In this light, it’s as a conduit for either generalized revolt or intensified self-expression, rather than as a route towards a specifically feminist or queer politics, that ‘travesty’ seems to appeal to the artists included in the re-staged ‘Transformer’. (It should be noted that as well as including only one woman, the show’s artists are mostly heterosexual.) The former course was taken up by The Cockettes’ 1972 film Elevator Women in Revolt: positioning debauchery pretty literally as an assault on some vaguely conceived ‘establishment’ values and iconography, its protagonists, played by women and men in drag, quote Marx before raping their exploitative boss, who ejaculates over a copy of a Whistler portrait of his mother. On the other hand, a more private, libidinally invested process of self-discovery was at work in Castelli’s luscious ‘Spiegelsaal’ (Hall of Mirrors, 1973) series of photographic self-portraits, or Luigi Ontani’s softly coloured series depicting himself as a ‘Shy Onaninst from the Forest’ (1960). Meanwhile, the presence of Pierre Molinier’s extraordinary images of himself and others in women’s underwear, already lauded by André Breton two decades before ‘Transformer’, was a reminder of the surrealist genealogy of drag performance. His collages’ profusion of legs, arms and buttocks recall Hans Bellmer’s iconic poupées (dolls) made in the mid-1930s, as well looking forward to Cindy Sherman’s disassembled mannequins of the 1980s.

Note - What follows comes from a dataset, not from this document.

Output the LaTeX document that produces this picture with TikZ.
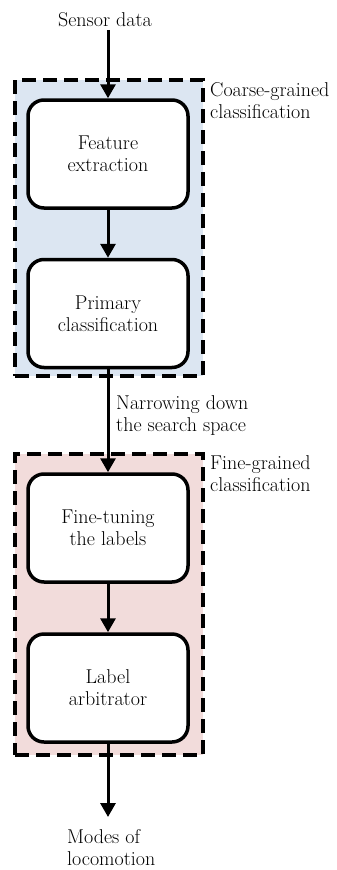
\documentclass[tikz,border=0pt]{standalone}
\usepackage{fontspec}
\usetikzlibrary{positioning,arrows.meta}
\definecolor{coarsefill}{HTML}{DCE6F2}
\definecolor{finefill}{HTML}{F2DCDB}

\begin{document}
\begin{tikzpicture}[x=1pt, y=-1pt, font=\fontsize{20}{21.8}\selectfont,
        stage/.style={draw, line width=3.5pt, rounded corners=16pt, fill=white, minimum width=160pt, minimum height=108pt, align=center},
        group/.style={draw, dash pattern=on 14pt off 7pt, line width=4pt, minimum width=188pt},
        flow/.style={-{Triangle[length=14pt,width=15pt]}, line width=3pt},
        note/.style={align=left, anchor=base west, inner sep=0pt}]
    \useasboundingbox (0,0) rectangle (337,870);
    % dashed groups
    \node[group, fill=coarsefill, minimum height=296pt] (coarse) at (109,228) {};
    \node[group, fill=finefill, minimum height=301pt] (fine) at (109,604.5) {};
    \node[note] (coarselbl) at (210,118) {Coarse-grained\\classification};
    \node[note] (finelbl) at (210,491) {Fine-grained\\classification};
    % stages
    \node[anchor=base] (sensor) at (105,26) {Sensor data};
    \node[stage] (feat) at (108,154) {Feature\\extraction};
    \node[stage] (prim) at (108,313.5) {Primary\\classification};
    \node[stage] (tune) at (108,528) {Fine-tuning\\the labels};
    \node[stage] (arb) at (108,688) {Label\\arbitrator};
    \node[note] (narrow) at (116,431) {Narrowing down\\the search space};
    \coordinate (outtip) at (108,817);
    \node[note] (modes) at (67,865) {Modes of\\locomotion};
    % connectors
    \draw[flow] (feat |- sensor.south) -- (feat);
    \draw[flow] (feat) -- (prim);
    \draw[flow] (prim) -- (tune);
    \draw[flow] (tune) -- (arb);
    \draw[flow] (arb) -- (outtip);
\end{tikzpicture}
\end{document}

Just as this restaging tried to make a strength of a potential weakness by eschewing historical responsibility for deliberate discontinuity, the works in ‘Transformer’ were marked by the economy of means with which self-transformation could be approached: a smudge of lipstick and the sucking in of cheeks for Luthi; for Molinier, his wife’s underwear, a few props and his attic; for Tony Morgan, some false eyelashes and a prolonged spell of staring in the mirror, which apparently unleashed his shamanic alter ago, Herman Fame, in 1972. Castelli’s painfully honest My room (1973), showed only tights strung across a flaking radiator, a poster tacked to the wall above it, some heels discarded about the floor. At a time when some strands of ‘performance’ become ever more elaborate, immersive and expensive (Ontani, who once graced the cover of RoseLee Goldberg’s 1979 book Performance Art, has since been replaced by Matthew Barney), Castelli’s image spoke movingly of the conditions of bareness and necessity out of which an art of travesty can emerge, and suggested too how the DIY aspect of this moment, its politics and its economic environment, might link up. As the title of a 1973–74 work by Alex Silber had it: If you can no longer emigrate, you become your own journey.